Shares of paint makers like Asian Paints, Akzo Nobel India, IndiGo Paints, Kansai Nerolac Paints and Berger Paints fell on Wednesday on rising crude prices. The paint industry uses crude oil derivatives such as monomers and titanium dioxide as raw materials. 

The same impact may also been seen on Aviation, Chemicals, Plastics, Cement, Automobile among others as the raw material prices of these companies may surge with rising oil price. 

On the contrary, rise in crude oil prices is a boom for oil marketing companies such as Oil India, ONGC, HPCL, GAIL, BPCL among others and the shares of these companies surged up to 10 per cent on the BSE intraday on Wednesday. 

Russia’s invasion in Ukraine, followed by sanctions on former has forced the global crude oil prices to touch a new all-time high since 2014 on Wednesday. India, one of the largest crude oil importers may see a cascading impact on economic growth and likely to disturb the fiscal math of the country.  

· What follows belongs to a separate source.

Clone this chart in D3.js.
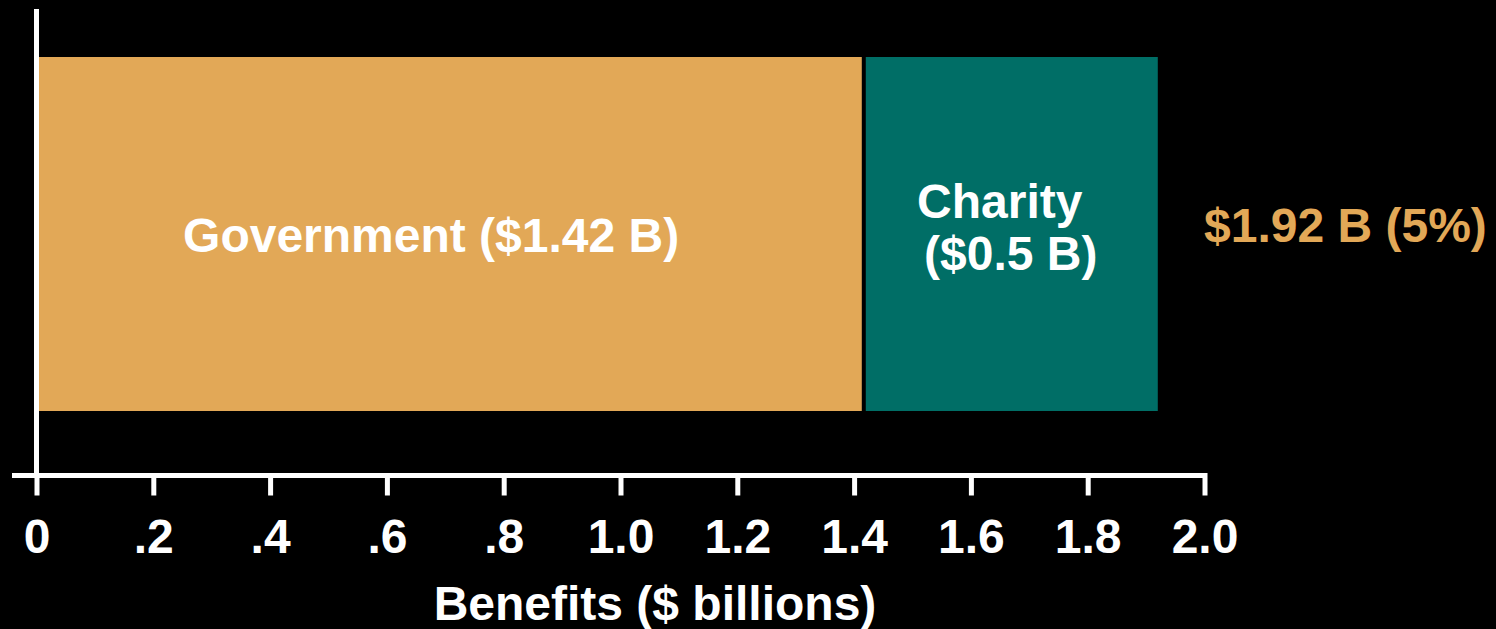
<!DOCTYPE html>
<html>
<head>
<meta charset="utf-8">
<script src="https://cdn.jsdelivr.net/npm/d3@7"></script>
<style>
  body { margin: 0; background: #000; }
  text { font-family: "Liberation Sans", Arial, sans-serif; font-weight: bold; }
</style>
</head>
<body>
<script>
// data
var categories = ["Government", "Charity"];
var values = [1.42, 0.5];
var barLabels = [["Government ($1.42 B)"], ["Charity", "($0.5 B)"]];
var totalLabel = "$1.92 B (5%)";
var tickValues = [0, 0.2, 0.4, 0.6, 0.8, 1.0, 1.2, 1.4, 1.6, 1.8, 2.0];
var tickLabels = ["0", ".2", ".4", ".6", ".8", "1.0", "1.2", "1.4", "1.6", "1.8", "2.0"];
var axisTitle = "Benefits ($ billions)";

var svgWidth = 1496;
var svgHeight = 629;
var fontSize = "48px";

var colors = { Government: "#e2a857", Charity: "#006e66" };

var svg = d3.select("body")
    .append("svg")
    .attr("width", svgWidth)
    .attr("height", svgHeight);

// scales
var x = d3.scaleLinear()
    .domain([0, 2])
    .range([36.5, 1204.5]);

var y = d3.scaleBand()
    .domain(["total"])
    .range([57, 411]);

// stack the segments
var segs = [];
var run = 0;
categories.forEach(function(c, i) {
    segs.push({ name: c, start: run, end: run + values[i], lines: barLabels[i] });
    run += values[i];
});

var gap = 4;

svg.selectAll("rect.seg")
    .data(segs)
    .enter()
    .append("rect")
    .attr("class", "seg")
    .attr("x", d => x(d.start))
    .attr("y", y("total"))
    .attr("width", (d, i) => x(d.end) - x(d.start) - (i < segs.length - 1 ? gap : 0))
    .attr("height", y.bandwidth())
    .attr("fill", d => colors[d.name]);

// bar labels
var labelShift = [-20, -8];
var labelDrop = [18, 10];
segs.forEach(function(d, i) {
    var cx = (x(d.start) + x(d.end)) / 2 + labelShift[i];
    var t = svg.append("text")
        .attr("text-anchor", "middle")
        .attr("fill", "#fff")
        .style("font-size", fontSize);
    var n = d.lines.length;
    d.lines.forEach(function(line, j) {
        t.append("tspan")
            .attr("x", cx + (n > 1 ? j * 11 - 4 : 0))
            .attr("y", y("total") + y.bandwidth() / 2 + labelDrop[i] + (j - (n - 1) / 2) * 52)
            .text(line);
    });
});

// total label
svg.append("text")
    .attr("x", x(2) - 0.5)
    .attr("y", 242)
    .attr("fill", "#e2a857")
    .style("font-size", fontSize)
    .text(totalLabel);

// x axis
var bottomaxis = d3.axisBottom(x)
    .tickValues(tickValues)
    .tickFormat((d, i) => tickLabels[i])
    .tickSize(20)
    .tickSizeOuter(0)
    .tickPadding(23);

var xg = svg.append("g")
    .attr("transform", "translate(0, 475.5)")
    .call(bottomaxis);

xg.select(".domain").remove();
xg.selectAll(".tick line")
    .attr("stroke", "#fff")
    .attr("stroke-width", 5)
    .attr("y1", -2.5);
xg.selectAll(".tick text")
    .attr("fill", "#fff")
    .style("font-size", fontSize)
    .style("font-family", "'Liberation Sans', Arial, sans-serif")
    .style("font-weight", "bold");

svg.append("line")
    .attr("x1", 12)
    .attr("x2", x(2) + 2.5)
    .attr("y1", 475.5)
    .attr("y2", 475.5)
    .attr("stroke", "#fff")
    .attr("stroke-width", 5);

// y axis line
svg.append("line")
    .attr("x1", x(0))
    .attr("x2", x(0))
    .attr("y1", 9)
    .attr("y2", 478)
    .attr("stroke", "#fff")
    .attr("stroke-width", 5);

// axis title
svg.append("text")
    .attr("x", 655)
    .attr("y", 620)
    .attr("text-anchor", "middle")
    .attr("fill", "#fff")
    .style("font-size", fontSize)
    .text(axisTitle);
</script>
</body>
</html>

In this regard, the analysts explain how deteriorating the situation at present was and how would it play outgoing forward. Nath of Ladderup Wealth noted that the spike in oil prices will not only lead to a higher trade deficit and but also lower corporate earnings and in turn lower tax collections.  

Similarly, Vijay Bhambwani - Head of Research, Equitymaster mentioned that every $10 per barrel price rise over $100 level adds $15 in deficit to India’s economy. Oil price sustaining between $115-120 per barrel can cause economic pressure, he added.  

On the brighter side, Raghvendra Nath said, “If India and Iran can close on their long pending discussion regarding supply of oil, it will act as a breather for India.” He estimates, there is a likelihood that the situation may worsen depending on how the conflict progresses and what kind of sanctions are imposed on Russia.   

Motilal Oswal in its India Strategy report states that From India’s viewpoint, a sharp spike in crude oil prices poses key risks on the external balance front and can play spoilsport with the assumptions made in the FY23 Union Budget.   

Higher crude oil prices, if sustained for an elevated duration, can result in higher inflation, current account deficit, bond yields, and interest rates in India and thus impact macro-economic stability, the domestic brokerage house said in the research report.